Another option is the use of rainbow tables. If you have or can generate a list of email addresses and compute the corresponding md5 hash, you can look for collisions in your list of gravatars. For example, you can generate lots of realistic looking email addresses from a list of names, family names and email domains. Any match will associate one email address from our list to a username.
I have tested this with a list of first name + family name combinations for a list of 18,000 frequent US family names. Out of the 80871 stackoverflow users, there were 869 matches. A bit above 1%. The previous use of information from the username itself yields much better results.

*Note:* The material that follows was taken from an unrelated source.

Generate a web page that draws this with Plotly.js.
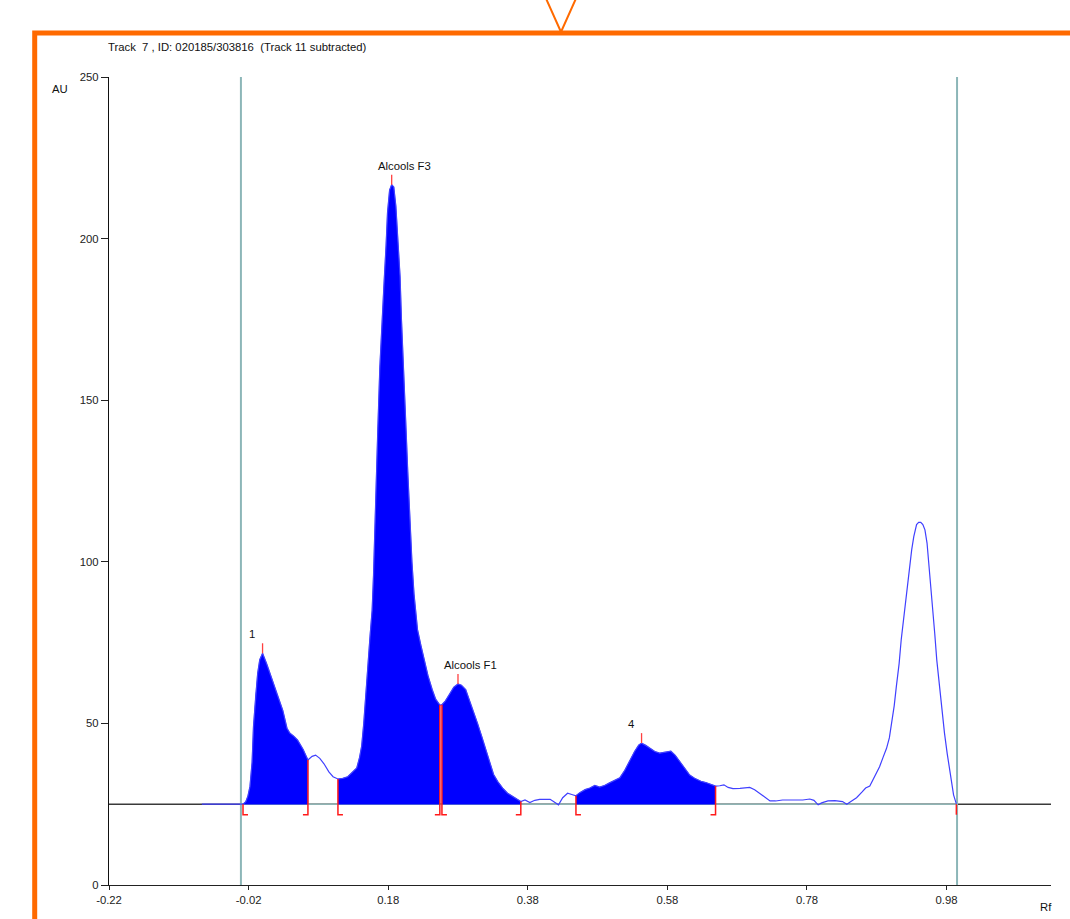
<!DOCTYPE html>
<html>
<head>
<meta charset="utf-8">
<script src="https://cdn.plot.ly/plotly-3.0.1.min.js"></script>
<style>html,body{margin:0;padding:0;background:#fff;}#chart{width:1070px;height:919px;}</style>
</head>
<body>
<div id="chart"></div>
<script>
// ---- data ----
const rf = [-0.087,-0.060,-0.028,-0.024,-0.021,-0.018,-0.015,-0.013,-0.010,-0.007,-0.004,0.000,0.006,0.013,0.022,0.029,0.035,0.039,0.045,0.050,0.058,0.065,0.071,0.076,0.082,0.088,0.095,0.101,0.108,0.115,0.122,0.129,0.135,0.139,0.142,0.145,0.148,0.151,0.154,0.157,0.159,0.162,0.165,0.168,0.171,0.174,0.177,0.179,0.182,0.185,0.188,0.191,0.194,0.197,0.199,0.202,0.205,0.208,0.211,0.214,0.217,0.220,0.222,0.227,0.231,0.237,0.243,0.248,0.254,0.257,0.262,0.268,0.274,0.280,0.285,0.291,0.297,0.303,0.308,0.314,0.320,0.326,0.331,0.337,0.344,0.351,0.359,0.364,0.370,0.376,0.383,0.390,0.397,0.412,0.419,0.424,0.430,0.437,0.443,0.449,0.454,0.462,0.469,0.476,0.483,0.490,0.497,0.505,0.512,0.519,0.526,0.533,0.539,0.543,0.549,0.555,0.562,0.569,0.576,0.585,0.591,0.598,0.605,0.612,0.619,0.628,0.635,0.642,0.649,0.655,0.661,0.667,0.674,0.684,0.698,0.705,0.712,0.720,0.727,0.735,0.745,0.763,0.774,0.784,0.790,0.796,0.801,0.810,0.820,0.831,0.837,0.844,0.851,0.859,0.864,0.870,0.877,0.884,0.889,0.894,0.898,0.901,0.905,0.908,0.912,0.915,0.919,0.923,0.926,0.930,0.933,0.935,0.937,0.940,0.943,0.946,0.949,0.952,0.954,0.956,0.959,0.963,0.966,0.970,0.973,0.977,0.981,0.985,0.988,0.990,0.994];
const au = [25,25,25,25.8,27.5,30.5,38,49,58.5,65.5,69.7,71.7,68.4,64.2,58.8,54,48.5,47,46,44.9,42,38.7,39.8,40.2,39.2,37.5,35,33.5,32.8,33,33.5,34.8,36.2,39.5,43,50,58,68,77,85,96,115,140,160,171,186,198,208,215,216.7,216,210,199,188.3,175,157,144,128,112,100,90,83.5,79,74,70,64.8,60.5,57.5,55.7,55.8,57,59,61.2,62.2,61.8,60.5,57,53.5,50,46,42,37.5,34.2,32,30,28.4,27.3,26.4,25.8,26.3,25.5,26.2,26.5,26.5,25.4,24.8,27,28.4,28,27.6,28.5,29.5,30,30.8,30.3,30.8,31.6,32.4,33.2,35.5,38.5,41.3,43.3,43.9,43.2,42.3,41.3,40.8,41,41.4,40.2,38.2,36,34,33,32.1,31.7,31.2,30.6,30.7,31,30.2,29.8,29.9,30.2,29.5,28.4,27,26,26,26.3,26.3,26.3,26.6,26.2,24.8,25.4,26,26.1,25.8,25,26,27,28.8,30,30.6,33.5,36.6,39.5,42.3,45.5,49.5,55.5,61.4,68.5,75.9,83.5,91.3,97.5,103.7,107.8,109.9,111.5,112.2,112.2,111.5,109.9,105.8,101.1,96.5,88,77.9,69.5,61.4,54,47,40.5,34.6,30.5,27.9,25.1];
const baselineAU = 25;
const regionStart = [-0.028, 0.108, 0.257, 0.449];
const regionEnd   = [0.065, 0.254, 0.370, 0.649];
const peakRf = [0.000, 0.185, 0.280, 0.543];
const peakAU = [71.7, 216.7, 62.2, 43.9];
const peakLabels = ['1', 'Alcools F3', 'Alcools F1', '4'];
const frontRf = [-0.031, 0.995];
const endMarkRf = 0.994;
const xTickVals = [-0.22, -0.02, 0.18, 0.38, 0.58, 0.78, 0.98];
const xTickText = ['-0.22', '-0.02', '0.18', '0.38', '0.58', '0.78', '0.98'];
const yTickVals = [0, 50, 100, 150, 200, 250];
const titleText = 'Track \u00a07 , ID: 020185/303816 \u00a0(Track 11 subtracted)';

// ---- helpers ----
const FONT = 'Liberation Sans, Arial, sans-serif';
const FS = 11.3;
const L = 109, R = 19, T = 77, B = 34, W = 1070, H = 919;
const pw = W - L - R, ph = H - T - B;
const xRange = [-0.22, 1.1296];
const yRange = [0, 250];
const pxX = px => (px - L) / pw;          // page px -> paper x
const pxY = py => (H - B - py) / ph;      // page py -> paper y
const auPerPx = (yRange[1] - yRange[0]) / ph;
const rfPerPx = (xRange[1] - xRange[0]) / pw;

function interp(x) {
  for (let i = 0; i < rf.length - 1; i++) {
    if (x >= rf[i] && x <= rf[i + 1]) {
      const t = (x - rf[i]) / (rf[i + 1] - rf[i]);
      return au[i] + t * (au[i + 1] - au[i]);
    }
  }
  return baselineAU;
}

// ---- traces ----
const traces = [];
for (let r = 0; r < regionStart.length; r++) {
  const s = regionStart[r], e = regionEnd[r];
  const xs = [s], ys = [interp(s)];
  for (let i = 0; i < rf.length; i++) {
    if (rf[i] > s && rf[i] < e) { xs.push(rf[i]); ys.push(au[i]); }
  }
  xs.push(e, e, s); ys.push(interp(e), baselineAU, baselineAU);
  traces.push({x: xs, y: ys, type: 'scatter', mode: 'lines', fill: 'toself',
    fillcolor: '#0000ff', line: {width: 0.5, color: '#0000ff'}, hoverinfo: 'skip', showlegend: false});
}
traces.push({x: rf, y: au, type: 'scatter', mode: 'lines',
  line: {color: '#4040ff', width: 1.2}, showlegend: false, hoverinfo: 'x+y'});

// ---- shapes ----
const shapes = [];
shapes.push({type: 'line', xref: 'x', yref: 'y', x0: xRange[0], x1: xRange[1], y0: baselineAU, y1: baselineAU,
  line: {color: '#3a3a3a', width: 1.5}, layer: 'below'});
shapes.push({type: 'line', xref: 'x', yref: 'y', x0: frontRf[0], x1: frontRf[1], y0: baselineAU, y1: baselineAU,
  line: {color: '#8fb4b4', width: 1.5}, layer: 'below'});
frontRf.forEach(f => shapes.push({type: 'line', xref: 'x', yref: 'y', x0: f, x1: f, y0: yRange[0], y1: yRange[1],
  line: {color: '#8cb6b8', width: 2}, layer: 'below'}));
const bottom = baselineAU - 10.5 * auPerPx;
const foot = 5 * rfPerPx;
for (let r = 0; r < regionStart.length; r++) {
  const s = regionStart[r], e = regionEnd[r];
  shapes.push({type: 'path', xref: 'x', yref: 'y',
    path: `M ${s},${interp(s)} L ${s},${bottom} L ${s + foot},${bottom}`,
    line: {color: '#ff1a1a', width: 1.5}});
  shapes.push({type: 'path', xref: 'x', yref: 'y',
    path: `M ${e},${interp(e)} L ${e},${bottom} L ${e - foot},${bottom}`,
    line: {color: '#ff1a1a', width: 1.5}});
}
shapes.push({type: 'line', xref: 'x', yref: 'y', x0: endMarkRf, x1: endMarkRf, y0: baselineAU, y1: bottom,
  line: {color: '#ff1a1a', width: 1.5}});
for (let p = 0; p < peakRf.length; p++) {
  shapes.push({type: 'line', xref: 'x', yref: 'y', x0: peakRf[p], x1: peakRf[p],
    y0: peakAU[p], y1: peakAU[p] + 10 * auPerPx, line: {color: '#ff4040', width: 1.3}});
}
shapes.push({type: 'rect', xref: 'paper', yref: 'paper', x0: pxX(34.7), x1: pxX(1110), y0: pxY(33), y1: pxY(980),
  line: {color: '#ff6a00', width: 5}, fillcolor: 'rgba(0,0,0,0)'});
shapes.push({type: 'path', xref: 'paper', yref: 'paper',
  path: `M ${pxX(544)},${pxY(-6)} L ${pxX(561)},${pxY(32)} L ${pxX(578)},${pxY(-6)}`,
  line: {color: '#ff6a00', width: 2}});

// ---- annotations ----
const annotations = peakLabels.map((t, p) => ({
  x: peakRf[p], y: peakAU[p], xref: 'x', yref: 'y', text: t, showarrow: false,
  xanchor: 'left', yanchor: 'middle', xshift: -16, yshift: 19,
  font: {family: FONT, size: FS, color: '#111'}
}));
annotations.push({x: pxX(60), y: pxY(89), xref: 'paper', yref: 'paper', text: 'AU', showarrow: false,
  xanchor: 'center', yanchor: 'middle', font: {family: FONT, size: FS, color: '#111'}});
annotations.push({x: pxX(1046), y: pxY(907), xref: 'paper', yref: 'paper', text: 'Rf', showarrow: false,
  xanchor: 'center', yanchor: 'middle', font: {family: FONT, size: FS, color: '#111'}});

const layout = {
  width: W, height: H,
  margin: {l: L, r: R, t: T, b: B, pad: 0},
  paper_bgcolor: '#ffffff', plot_bgcolor: '#ffffff',
  showlegend: false,
  title: {text: titleText, x: 108 / W, xref: 'container', xanchor: 'left',
          y: 1 - 47 / H, yref: 'container', yanchor: 'middle',
          font: {family: FONT, size: FS, color: '#111'}},
  xaxis: {range: xRange, showgrid: false, zeroline: false, showline: true, linecolor: '#222', linewidth: 1.2,
          ticks: 'outside', ticklen: 4, tickcolor: '#222', tickwidth: 1,
          tickvals: xTickVals, ticktext: xTickText,
          tickfont: {family: FONT, size: FS, color: '#222'}, fixedrange: true},
  yaxis: {range: yRange, showgrid: false, zeroline: false, showline: true, linecolor: '#111', linewidth: 1.2,
          ticks: 'outside', ticklen: 7, tickcolor: '#222', tickwidth: 1,
          tickvals: yTickVals, tickfont: {family: FONT, size: FS, color: '#222'}, fixedrange: true},
  shapes: shapes,
  annotations: annotations
};

Plotly.newPlot('chart', traces, layout, {displayModeBar: false, responsive: false});
</script>
</body>
</html>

The rainbow table approach is interesting if you have the email addresses of people who are particularly likely to have subscribed to a site, or if you want to check whether you have users within a certain limited group of emails (for instance people you have in your addressbook).
A line of defense
A possible line of defense against this type of attacks is storing the images locally (which was suggested on a thread on stackoverflow). As a website owner wanting to use gravatars, you download them once when the user subscribes and serve them with an URL not giving up additional information (e.g. /avatar/username.png). To have updated avatars, you should refresh your images every now and then in case some of your users change their associated images on gravatar.com.
Even this defense is not bullet-proof, because it would be possible to replicate the previous attacks checking collisions not on the md5 values but on the images. This would require downloading an image from gravatar.com for each md5 computation, which would be much slower and possibly raise alerts.
Overall, gravatars seem to be one of the many web services where one gives up some information and privacy for being part of a community. At least, be aware of what you are giving up.